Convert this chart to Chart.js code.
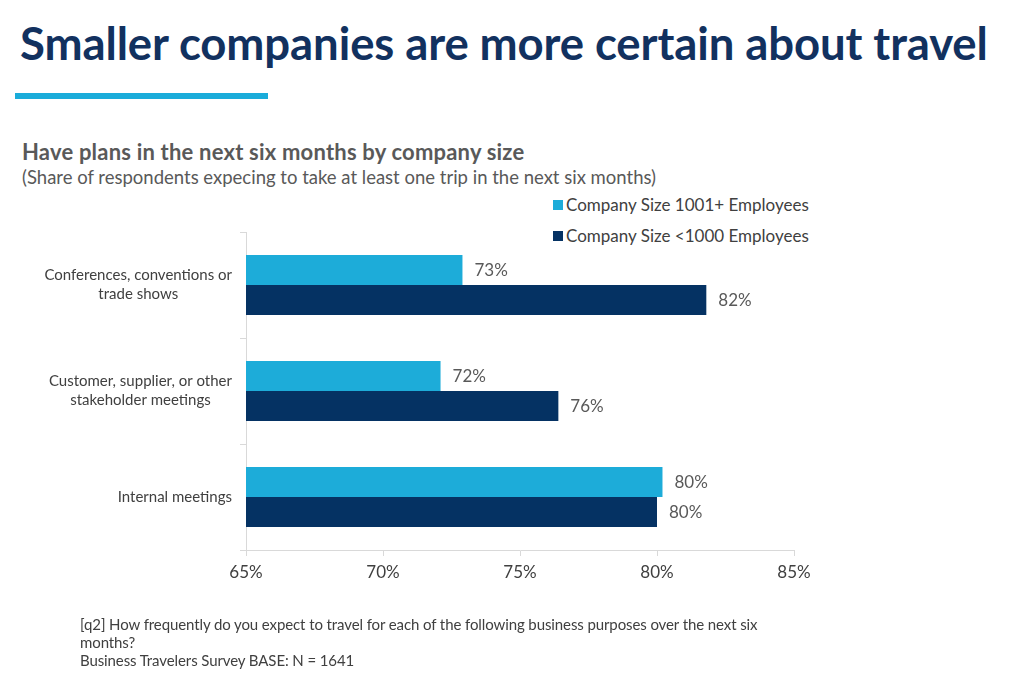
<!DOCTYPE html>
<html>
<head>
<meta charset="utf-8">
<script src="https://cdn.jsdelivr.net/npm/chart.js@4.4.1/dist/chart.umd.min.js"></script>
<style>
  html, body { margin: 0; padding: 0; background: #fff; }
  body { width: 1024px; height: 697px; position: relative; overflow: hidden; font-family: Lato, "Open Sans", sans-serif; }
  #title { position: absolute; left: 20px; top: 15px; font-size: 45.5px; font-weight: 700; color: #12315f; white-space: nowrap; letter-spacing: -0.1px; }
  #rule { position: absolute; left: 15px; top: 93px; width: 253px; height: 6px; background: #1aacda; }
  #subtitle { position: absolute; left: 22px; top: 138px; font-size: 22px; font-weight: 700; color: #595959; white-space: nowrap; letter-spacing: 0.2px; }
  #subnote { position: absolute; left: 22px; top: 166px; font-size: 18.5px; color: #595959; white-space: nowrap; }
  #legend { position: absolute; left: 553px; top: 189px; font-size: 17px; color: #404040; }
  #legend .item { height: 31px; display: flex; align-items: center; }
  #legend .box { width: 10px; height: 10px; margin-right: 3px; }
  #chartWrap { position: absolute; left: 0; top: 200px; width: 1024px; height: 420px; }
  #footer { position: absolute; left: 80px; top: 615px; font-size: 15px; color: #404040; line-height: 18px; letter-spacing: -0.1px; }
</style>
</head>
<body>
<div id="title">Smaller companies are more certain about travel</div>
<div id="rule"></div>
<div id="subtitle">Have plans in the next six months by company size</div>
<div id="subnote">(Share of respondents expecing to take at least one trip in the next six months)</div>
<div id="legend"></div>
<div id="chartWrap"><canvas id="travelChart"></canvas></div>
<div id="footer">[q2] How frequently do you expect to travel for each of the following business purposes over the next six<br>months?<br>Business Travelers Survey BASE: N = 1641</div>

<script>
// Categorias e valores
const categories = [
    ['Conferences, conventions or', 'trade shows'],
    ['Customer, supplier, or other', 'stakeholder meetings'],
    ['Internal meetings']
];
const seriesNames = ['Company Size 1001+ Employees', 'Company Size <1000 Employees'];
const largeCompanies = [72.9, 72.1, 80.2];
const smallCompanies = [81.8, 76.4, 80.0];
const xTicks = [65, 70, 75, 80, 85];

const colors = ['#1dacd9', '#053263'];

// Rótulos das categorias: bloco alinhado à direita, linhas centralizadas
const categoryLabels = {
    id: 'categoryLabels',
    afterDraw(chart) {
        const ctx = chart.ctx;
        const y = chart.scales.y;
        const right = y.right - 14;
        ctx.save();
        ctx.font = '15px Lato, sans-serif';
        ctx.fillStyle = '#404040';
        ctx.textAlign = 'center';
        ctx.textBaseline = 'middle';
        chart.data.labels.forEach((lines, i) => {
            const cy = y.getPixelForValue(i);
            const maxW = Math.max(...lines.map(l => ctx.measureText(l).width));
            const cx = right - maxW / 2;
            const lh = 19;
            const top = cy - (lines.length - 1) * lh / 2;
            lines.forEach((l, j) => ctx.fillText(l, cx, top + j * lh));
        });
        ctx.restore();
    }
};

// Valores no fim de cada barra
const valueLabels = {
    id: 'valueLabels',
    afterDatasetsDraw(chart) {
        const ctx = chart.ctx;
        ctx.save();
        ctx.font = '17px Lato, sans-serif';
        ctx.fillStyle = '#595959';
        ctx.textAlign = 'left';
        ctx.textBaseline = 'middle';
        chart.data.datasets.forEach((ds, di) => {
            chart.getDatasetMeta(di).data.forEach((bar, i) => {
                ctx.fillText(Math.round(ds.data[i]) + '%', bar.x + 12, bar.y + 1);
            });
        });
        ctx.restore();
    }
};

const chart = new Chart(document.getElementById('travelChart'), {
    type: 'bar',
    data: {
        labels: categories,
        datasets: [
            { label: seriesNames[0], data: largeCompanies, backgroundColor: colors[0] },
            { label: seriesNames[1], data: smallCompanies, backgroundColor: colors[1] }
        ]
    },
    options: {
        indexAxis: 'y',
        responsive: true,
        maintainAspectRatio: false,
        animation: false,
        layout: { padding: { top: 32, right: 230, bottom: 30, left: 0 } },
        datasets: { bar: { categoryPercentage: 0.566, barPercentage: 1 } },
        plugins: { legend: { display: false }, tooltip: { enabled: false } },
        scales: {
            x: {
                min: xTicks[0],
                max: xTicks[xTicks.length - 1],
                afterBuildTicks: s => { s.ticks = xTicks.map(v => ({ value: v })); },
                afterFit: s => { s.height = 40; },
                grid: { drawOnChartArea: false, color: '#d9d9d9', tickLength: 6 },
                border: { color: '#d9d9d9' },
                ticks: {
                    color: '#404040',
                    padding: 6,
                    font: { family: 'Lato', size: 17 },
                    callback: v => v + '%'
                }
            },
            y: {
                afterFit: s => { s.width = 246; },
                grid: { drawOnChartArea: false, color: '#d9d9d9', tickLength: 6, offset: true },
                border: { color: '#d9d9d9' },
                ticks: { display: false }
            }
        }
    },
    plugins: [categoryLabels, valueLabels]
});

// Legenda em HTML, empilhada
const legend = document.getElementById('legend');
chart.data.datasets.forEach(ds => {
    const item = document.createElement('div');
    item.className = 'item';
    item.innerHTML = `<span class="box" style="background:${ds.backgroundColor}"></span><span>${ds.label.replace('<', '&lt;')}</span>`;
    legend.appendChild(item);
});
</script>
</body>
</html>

——

TASK REQUIREMENTS:
Quote the full listing above word for word; exclude every picture from the copy.

OUTPUT FOR THIS EXERCISE:
Convert this chart to Chart.js code.
<!DOCTYPE html>
<html>
<head>
<meta charset="utf-8">
<script src="https://cdn.jsdelivr.net/npm/chart.js@4.4.1/dist/chart.umd.min.js"></script>
<style>
  html, body { margin: 0; padding: 0; background: #fff; }
  body { width: 1024px; height: 697px; position: relative; overflow: hidden; font-family: Lato, "Open Sans", sans-serif; }
  #title { position: absolute; left: 20px; top: 15px; font-size: 45.5px; font-weight: 700; color: #12315f; white-space: nowrap; letter-spacing: -0.1px; }
  #rule { position: absolute; left: 15px; top: 93px; width: 253px; height: 6px; background: #1aacda; }
  #subtitle { position: absolute; left: 22px; top: 138px; font-size: 22px; font-weight: 700; color: #595959; white-space: nowrap; letter-spacing: 0.2px; }
  #subnote { position: absolute; left: 22px; top: 166px; font-size: 18.5px; color: #595959; white-space: nowrap; }
  #legend { position: absolute; left: 553px; top: 189px; font-size: 17px; color: #404040; }
  #legend .item { height: 31px; display: flex; align-items: center; }
  #legend .box { width: 10px; height: 10px; margin-right: 3px; }
  #chartWrap { position: absolute; left: 0; top: 200px; width: 1024px; height: 420px; }
  #footer { position: absolute; left: 80px; top: 615px; font-size: 15px; color: #404040; line-height: 18px; letter-spacing: -0.1px; }
</style>
</head>
<body>
<div id="title">Smaller companies are more certain about travel</div>
<div id="rule"></div>
<div id="subtitle">Have plans in the next six months by company size</div>
<div id="subnote">(Share of respondents expecing to take at least one trip in the next six months)</div>
<div id="legend"></div>
<div id="chartWrap"><canvas id="travelChart"></canvas></div>
<div id="footer">[q2] How frequently do you expect to travel for each of the following business purposes over the next six<br>months?<br>Business Travelers Survey BASE: N = 1641</div>

<script>
// Categorias e valores
const categories = [
    ['Conferences, conventions or', 'trade shows'],
    ['Customer, supplier, or other', 'stakeholder meetings'],
    ['Internal meetings']
];
const seriesNames = ['Company Size 1001+ Employees', 'Company Size <1000 Employees'];
const largeCompanies = [72.9, 72.1, 80.2];
const smallCompanies = [81.8, 76.4, 80.0];
const xTicks = [65, 70, 75, 80, 85];

const colors = ['#1dacd9', '#053263'];

// Rótulos das categorias: bloco alinhado à direita, linhas centralizadas
const categoryLabels = {
    id: 'categoryLabels',
    afterDraw(chart) {
        const ctx = chart.ctx;
        const y = chart.scales.y;
        const right = y.right - 14;
        ctx.save();
        ctx.font = '15px Lato, sans-serif';
        ctx.fillStyle = '#404040';
        ctx.textAlign = 'center';
        ctx.textBaseline = 'middle';
        chart.data.labels.forEach((lines, i) => {
            const cy = y.getPixelForValue(i);
            const maxW = Math.max(...lines.map(l => ctx.measureText(l).width));
            const cx = right - maxW / 2;
            const lh = 19;
            const top = cy - (lines.length - 1) * lh / 2;
            lines.forEach((l, j) => ctx.fillText(l, cx, top + j * lh));
        });
        ctx.restore();
    }
};

// Valores no fim de cada barra
const valueLabels = {
    id: 'valueLabels',
    afterDatasetsDraw(chart) {
        const ctx = chart.ctx;
        ctx.save();
        ctx.font = '17px Lato, sans-serif';
        ctx.fillStyle = '#595959';
        ctx.textAlign = 'left';
        ctx.textBaseline = 'middle';
        chart.data.datasets.forEach((ds, di) => {
            chart.getDatasetMeta(di).data.forEach((bar, i) => {
                ctx.fillText(Math.round(ds.data[i]) + '%', bar.x + 12, bar.y + 1);
            });
        });
        ctx.restore();
    }
};

const chart = new Chart(document.getElementById('travelChart'), {
    type: 'bar',
    data: {
        labels: categories,
        datasets: [
            { label: seriesNames[0], data: largeCompanies, backgroundColor: colors[0] },
            { label: seriesNames[1], data: smallCompanies, backgroundColor: colors[1] }
        ]
    },
    options: {
        indexAxis: 'y',
        responsive: true,
        maintainAspectRatio: false,
        animation: false,
        layout: { padding: { top: 32, right: 230, bottom: 30, left: 0 } },
        datasets: { bar: { categoryPercentage: 0.566, barPercentage: 1 } },
        plugins: { legend: { display: false }, tooltip: { enabled: false } },
        scales: {
            x: {
                min: xTicks[0],
                max: xTicks[xTicks.length - 1],
                afterBuildTicks: s => { s.ticks = xTicks.map(v => ({ value: v })); },
                afterFit: s => { s.height = 40; },
                grid: { drawOnChartArea: false, color: '#d9d9d9', tickLength: 6 },
                border: { color: '#d9d9d9' },
                ticks: {
                    color: '#404040',
                    padding: 6,
                    font: { family: 'Lato', size: 17 },
                    callback: v => v + '%'
                }
            },
            y: {
                afterFit: s => { s.width = 246; },
                grid: { drawOnChartArea: false, color: '#d9d9d9', tickLength: 6, offset: true },
                border: { color: '#d9d9d9' },
                ticks: { display: false }
            }
        }
    },
    plugins: [categoryLabels, valueLabels]
});

// Legenda em HTML, empilhada
const legend = document.getElementById('legend');
chart.data.datasets.forEach(ds => {
    const item = document.createElement('div');
    item.className = 'item';
    item.innerHTML = `<span class="box" style="background:${ds.backgroundColor}"></span><span>${ds.label.replace('<', '&lt;')}</span>`;
    legend.appendChild(item);
});
</script>
</body>
</html>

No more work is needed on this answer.